--- WHAT YOU WILL DO ---
Retype all of the listing exactly, passing over any picture you find.

── DATASET CONTENT

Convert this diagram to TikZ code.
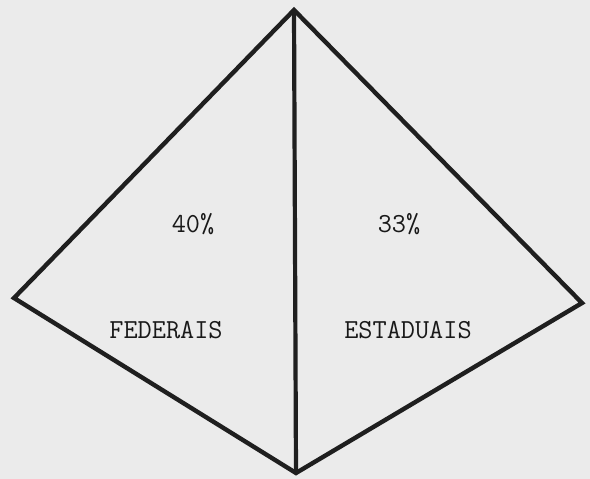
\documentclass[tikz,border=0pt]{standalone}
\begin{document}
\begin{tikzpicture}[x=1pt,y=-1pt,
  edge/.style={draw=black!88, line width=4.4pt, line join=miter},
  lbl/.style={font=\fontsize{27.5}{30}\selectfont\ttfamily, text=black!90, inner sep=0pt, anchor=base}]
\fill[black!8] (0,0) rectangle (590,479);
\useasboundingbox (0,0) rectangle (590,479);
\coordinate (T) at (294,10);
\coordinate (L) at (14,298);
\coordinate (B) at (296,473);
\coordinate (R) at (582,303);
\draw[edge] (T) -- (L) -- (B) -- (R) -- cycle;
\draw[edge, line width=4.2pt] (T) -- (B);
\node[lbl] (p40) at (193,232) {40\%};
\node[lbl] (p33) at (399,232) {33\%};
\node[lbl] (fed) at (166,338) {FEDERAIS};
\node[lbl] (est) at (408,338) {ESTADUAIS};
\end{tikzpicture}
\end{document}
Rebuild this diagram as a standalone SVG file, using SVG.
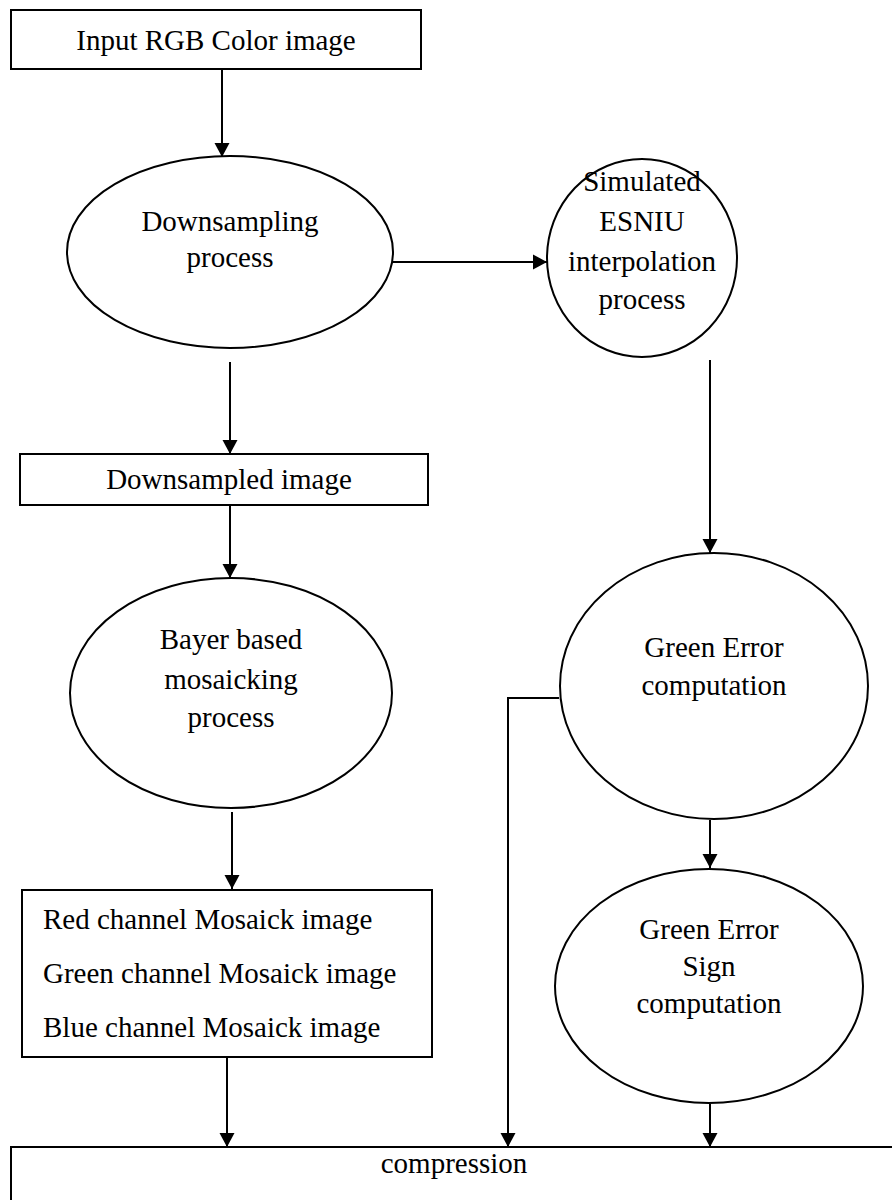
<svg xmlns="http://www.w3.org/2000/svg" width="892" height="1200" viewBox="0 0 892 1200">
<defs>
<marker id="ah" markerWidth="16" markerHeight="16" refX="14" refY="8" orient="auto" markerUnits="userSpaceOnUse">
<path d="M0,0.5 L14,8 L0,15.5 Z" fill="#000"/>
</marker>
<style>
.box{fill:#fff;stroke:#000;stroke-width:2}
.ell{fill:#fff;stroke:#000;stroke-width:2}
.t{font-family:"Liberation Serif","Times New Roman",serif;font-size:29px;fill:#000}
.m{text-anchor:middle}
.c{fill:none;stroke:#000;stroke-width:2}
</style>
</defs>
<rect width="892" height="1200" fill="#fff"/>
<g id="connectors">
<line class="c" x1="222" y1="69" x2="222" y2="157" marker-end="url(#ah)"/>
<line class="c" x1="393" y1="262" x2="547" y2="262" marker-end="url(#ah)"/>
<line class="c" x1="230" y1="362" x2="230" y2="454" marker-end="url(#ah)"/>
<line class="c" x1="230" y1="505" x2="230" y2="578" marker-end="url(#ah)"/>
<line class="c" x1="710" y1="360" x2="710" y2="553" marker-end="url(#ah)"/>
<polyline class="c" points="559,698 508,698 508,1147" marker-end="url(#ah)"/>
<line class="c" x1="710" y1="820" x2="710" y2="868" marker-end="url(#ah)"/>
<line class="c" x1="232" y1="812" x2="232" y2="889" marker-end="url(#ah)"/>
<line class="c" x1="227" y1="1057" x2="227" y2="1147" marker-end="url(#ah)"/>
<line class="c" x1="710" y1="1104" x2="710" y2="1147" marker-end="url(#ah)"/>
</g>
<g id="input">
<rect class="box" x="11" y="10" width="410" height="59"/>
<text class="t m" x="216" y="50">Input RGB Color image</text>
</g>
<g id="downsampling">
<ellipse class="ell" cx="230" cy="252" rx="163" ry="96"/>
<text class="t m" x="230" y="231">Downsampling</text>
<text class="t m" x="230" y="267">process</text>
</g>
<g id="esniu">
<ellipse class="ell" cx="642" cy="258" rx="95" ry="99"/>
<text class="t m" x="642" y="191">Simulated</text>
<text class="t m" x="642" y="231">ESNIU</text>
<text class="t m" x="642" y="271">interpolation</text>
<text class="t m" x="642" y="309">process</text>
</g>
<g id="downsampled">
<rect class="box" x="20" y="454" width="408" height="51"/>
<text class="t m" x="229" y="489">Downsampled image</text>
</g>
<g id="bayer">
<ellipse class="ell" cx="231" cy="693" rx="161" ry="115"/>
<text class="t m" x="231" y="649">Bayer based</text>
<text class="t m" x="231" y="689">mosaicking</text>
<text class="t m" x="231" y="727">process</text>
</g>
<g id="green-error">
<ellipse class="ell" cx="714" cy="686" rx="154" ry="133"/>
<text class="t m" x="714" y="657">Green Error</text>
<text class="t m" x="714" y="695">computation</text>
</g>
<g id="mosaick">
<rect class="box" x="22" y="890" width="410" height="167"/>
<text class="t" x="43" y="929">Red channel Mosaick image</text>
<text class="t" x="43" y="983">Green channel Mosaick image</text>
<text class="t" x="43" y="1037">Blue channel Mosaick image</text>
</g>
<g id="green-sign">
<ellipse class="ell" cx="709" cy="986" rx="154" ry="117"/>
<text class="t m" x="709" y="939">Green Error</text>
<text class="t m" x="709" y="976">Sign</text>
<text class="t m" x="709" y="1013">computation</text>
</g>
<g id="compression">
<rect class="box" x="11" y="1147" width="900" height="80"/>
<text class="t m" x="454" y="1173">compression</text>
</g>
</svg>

────

--- PROBLEM SOLUTION ---
Convert this diagram to TikZ code.
\documentclass[tikz,border=0pt]{standalone}
\begin{document}
\begin{tikzpicture}[x=1pt,y=-1pt,
  edge/.style={draw=black!88, line width=4.4pt, line join=miter},
  lbl/.style={font=\fontsize{27.5}{30}\selectfont\ttfamily, text=black!90, inner sep=0pt, anchor=base}]
\fill[black!8] (0,0) rectangle (590,479);
\useasboundingbox (0,0) rectangle (590,479);
\coordinate (T) at (294,10);
\coordinate (L) at (14,298);
\coordinate (B) at (296,473);
\coordinate (R) at (582,303);
\draw[edge] (T) -- (L) -- (B) -- (R) -- cycle;
\draw[edge, line width=4.2pt] (T) -- (B);
\node[lbl] (p40) at (193,232) {40\%};
\node[lbl] (p33) at (399,232) {33\%};
\node[lbl] (fed) at (166,338) {FEDERAIS};
\node[lbl] (est) at (408,338) {ESTADUAIS};
\end{tikzpicture}
\end{document}
Rebuild this diagram as a standalone SVG file, using SVG.
<svg xmlns="http://www.w3.org/2000/svg" width="892" height="1200" viewBox="0 0 892 1200">
<defs>
<marker id="ah" markerWidth="16" markerHeight="16" refX="14" refY="8" orient="auto" markerUnits="userSpaceOnUse">
<path d="M0,0.5 L14,8 L0,15.5 Z" fill="#000"/>
</marker>
<style>
.box{fill:#fff;stroke:#000;stroke-width:2}
.ell{fill:#fff;stroke:#000;stroke-width:2}
.t{font-family:"Liberation Serif","Times New Roman",serif;font-size:29px;fill:#000}
.m{text-anchor:middle}
.c{fill:none;stroke:#000;stroke-width:2}
</style>
</defs>
<rect width="892" height="1200" fill="#fff"/>
<g id="connectors">
<line class="c" x1="222" y1="69" x2="222" y2="157" marker-end="url(#ah)"/>
<line class="c" x1="393" y1="262" x2="547" y2="262" marker-end="url(#ah)"/>
<line class="c" x1="230" y1="362" x2="230" y2="454" marker-end="url(#ah)"/>
<line class="c" x1="230" y1="505" x2="230" y2="578" marker-end="url(#ah)"/>
<line class="c" x1="710" y1="360" x2="710" y2="553" marker-end="url(#ah)"/>
<polyline class="c" points="559,698 508,698 508,1147" marker-end="url(#ah)"/>
<line class="c" x1="710" y1="820" x2="710" y2="868" marker-end="url(#ah)"/>
<line class="c" x1="232" y1="812" x2="232" y2="889" marker-end="url(#ah)"/>
<line class="c" x1="227" y1="1057" x2="227" y2="1147" marker-end="url(#ah)"/>
<line class="c" x1="710" y1="1104" x2="710" y2="1147" marker-end="url(#ah)"/>
</g>
<g id="input">
<rect class="box" x="11" y="10" width="410" height="59"/>
<text class="t m" x="216" y="50">Input RGB Color image</text>
</g>
<g id="downsampling">
<ellipse class="ell" cx="230" cy="252" rx="163" ry="96"/>
<text class="t m" x="230" y="231">Downsampling</text>
<text class="t m" x="230" y="267">process</text>
</g>
<g id="esniu">
<ellipse class="ell" cx="642" cy="258" rx="95" ry="99"/>
<text class="t m" x="642" y="191">Simulated</text>
<text class="t m" x="642" y="231">ESNIU</text>
<text class="t m" x="642" y="271">interpolation</text>
<text class="t m" x="642" y="309">process</text>
</g>
<g id="downsampled">
<rect class="box" x="20" y="454" width="408" height="51"/>
<text class="t m" x="229" y="489">Downsampled image</text>
</g>
<g id="bayer">
<ellipse class="ell" cx="231" cy="693" rx="161" ry="115"/>
<text class="t m" x="231" y="649">Bayer based</text>
<text class="t m" x="231" y="689">mosaicking</text>
<text class="t m" x="231" y="727">process</text>
</g>
<g id="green-error">
<ellipse class="ell" cx="714" cy="686" rx="154" ry="133"/>
<text class="t m" x="714" y="657">Green Error</text>
<text class="t m" x="714" y="695">computation</text>
</g>
<g id="mosaick">
<rect class="box" x="22" y="890" width="410" height="167"/>
<text class="t" x="43" y="929">Red channel Mosaick image</text>
<text class="t" x="43" y="983">Green channel Mosaick image</text>
<text class="t" x="43" y="1037">Blue channel Mosaick image</text>
</g>
<g id="green-sign">
<ellipse class="ell" cx="709" cy="986" rx="154" ry="117"/>
<text class="t m" x="709" y="939">Green Error</text>
<text class="t m" x="709" y="976">Sign</text>
<text class="t m" x="709" y="1013">computation</text>
</g>
<g id="compression">
<rect class="box" x="11" y="1147" width="900" height="80"/>
<text class="t m" x="454" y="1173">compression</text>
</g>
</svg>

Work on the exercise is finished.